We have a weekly game on Saturdays, and we're looking for a few good players.  We play D20 Modern and are about to start Mutants & Masterminds.  It is a modest-sized group, but every one of our members is quality.

If you're available on Saturdays between 3pm and 7pm and have reliable transportation, post something and we'll add you to the group.  We communicate via message board and email mostly.

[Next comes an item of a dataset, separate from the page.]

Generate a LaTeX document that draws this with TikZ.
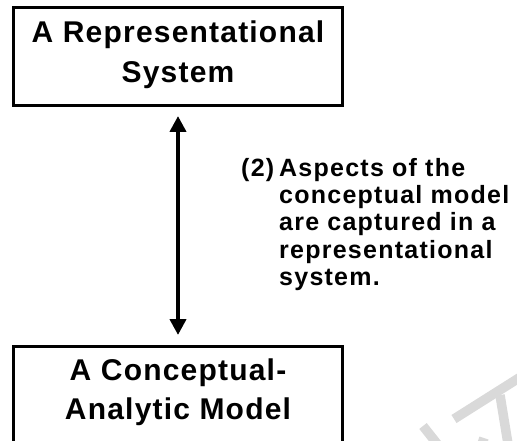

We have a website for the D20 Modern game, http://www.project-daedalus.com.  Visit it for more information about that particular campaign.  Unfortunately, we don't have any additional information about the M&M game at this time.


----------



## physicscarp (Feb 2, 2003)

*Interested in M&M*

Hi there.  I'm on the north side of Columbus and am really interested in playing some Mutants & Masterminds.  I have the core book, and have read it through.  I had a few questions though, so if you could email me, that would be great.  Thanks.

Carp


----------



## projectdaedalus (Feb 8, 2003)

Bump


----------



## Crothian (Feb 17, 2003)

Where in Columbus do you guys play?  If you're still looking I would be interested after hearing more.


----------



## projectdaedalus (Feb 18, 2003)

Thanks for the interest.  Yes, we're still looking for more players.  We get together every Saturday evening from 3-7 at Ravenstone Games (161 & Karl if you're not familiar with the store).

Visit the website listed above for more info on the game and any particulars and/or email me with any questions.


----------



## projectdaedalus (Feb 26, 2003)

Crothian, I haven't heard anything back from you.  Are you still interested, thinking about it, not interested...?

Anyone else, if you are interested in joining our game, please visit our website


----------



## projectdaedalus (Mar 3, 2003)

Just thought I'd bump this one more time in case anyone's interested...


----------



## Crothian (Mar 3, 2003)

Sorry, was out of town for a week.  Not really what I'm looking for, but thanks.


----------